Around 20 people took part in the meeting which had been agreed with the authorities.  Their placards included the following:  “Christ did not write denunciations”; “Of all the Apostles only Judas denounced [Christ]” and “Christ was accused of blasphemy and prayed on the cross for his enemies.  Imprisonment for blasphemy is the greatest blasphemy!”   The picketers called for the release of Mikhail Kormelitsky, the young man from Berdsk in the Novosibirsk area who was recently jailed for 15 months over literally one picture with a caption on his VKontakte social network page. 

In January 2016 Kormelitsky posted a photograph of people taking part in the Epiphany ice hole bathing, expressing doubts “about the mental state of people who risk their health for the sake of religion”.  He ended up in court charged under Russia’s increasingly abused ‘extremism’ legislation. 

The prosecutor argued and, seemingly, the judge accepted, that Kormelitsky had insulted people out of hatred to Christians.  He was convicted under Article 282.1

The picketers were also there in defence of Viktor Krasnov who is currently on trial and faces a similar sentence for a post on VKontakte in which he wrote only that “there is no God”.   He is charged also with “offending the feelings of believers” under a repressive bill introduced in 2013.

Human rights activist Yelena Sannikova says that she looks at the people who are now writing denunciations against people like Kormelitsky or Krasnov and asks herself where they would have been in Soviet times when people were thrown out of their jobs (or worse) for going to church.  She suspects that then they were in the Komsomol or Communist Party and wrote denunciations against believers.  Now they have joined the Orthodox Church but they themselves have stayed the same and retained their “totalitarian aggression”.  

Christianity is not an appendage to state ideology, it was stressed.

There is close collaboration between the hierarchy of the Moscow Patriarchate and the authorities, and the reminder to give unto Caesar what is Caesar’s does not appear to penetrate. 

Unless Russian President Vladimir Putin suddenly does what nobody is expecting and vetoes the so-called ‘anti-terrorist legislation’ just passed, the situation can only get worse. 
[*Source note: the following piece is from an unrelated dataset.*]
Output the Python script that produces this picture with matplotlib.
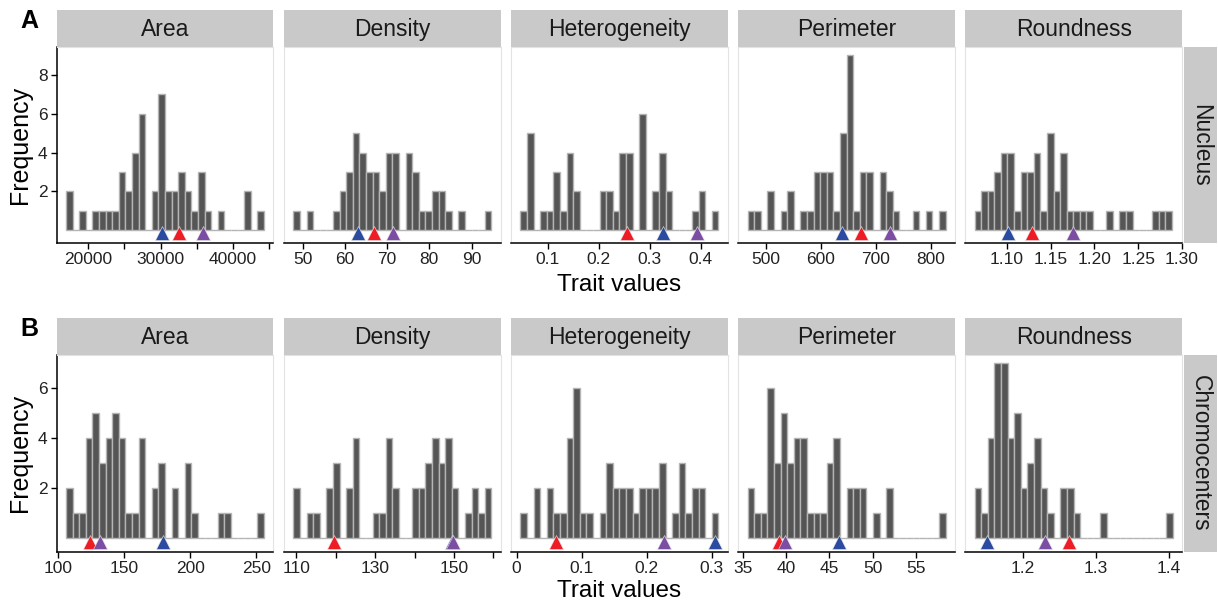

It is difficult to estimate the full repressive force of the bill just passed without considering the kind of prosecutions seen over recent years.  In Russian-occupied Crimea, 14 Crimean Muslims are facing long sentences for alleged ‘terrorism’.  The latter supposedly lies in unproven membership of the Hizb ut-Tahrir movement which is legal in Ukraine and most countries.  Crimean filmmaker Oleg Sentsov and Oleksandr Kolchenko also received long sentences although there was manifestly no ‘terrorist plot’.  Crimean Tatar leader Akhtem Chiygoz and two other Crimean Tatars have been in custody for well over a year facing absurd charges connected with a pre-annexation demonstration over which Russia can have no jurisdiction.  Another Crimean Tatar leader Ilmi Umerov and journalist Mykola Semena are facing charges of ‘public calls aimed at encroaching on Russia’s territorial integrity”.    The men are, in one way or another effectively facing criminal charges for stating that Crimea is Ukraine.   

All of this falls under Russia’s ‘extremism’ and ‘terrorism’ legislation for which the sentences have just been made absolutely draconian.

There is now a chilling new article of the Criminal Code which criminalizes something called “recruiting or otherwise involving” others in organizing mass unrest, with the sentence between 5 and 10 years’ imprisonment.  What the Russian authorities dub ‘mass unrest’ is dangerously broad, and the substantial number of political prisoners include many who were simply exercising their constitutionally guaranteed right to freedom of peaceful protest.

It will now be possible to prosecute a 14-year-old for so-called ‘participation in mass unrest’, for failure to denounce somebody and on a number of other charges.

The law also has grave implications for people’s privacy since new requirements are introduced on how data must be stored.  Any provider encrypting material will be obliged to decipher it for the FSB.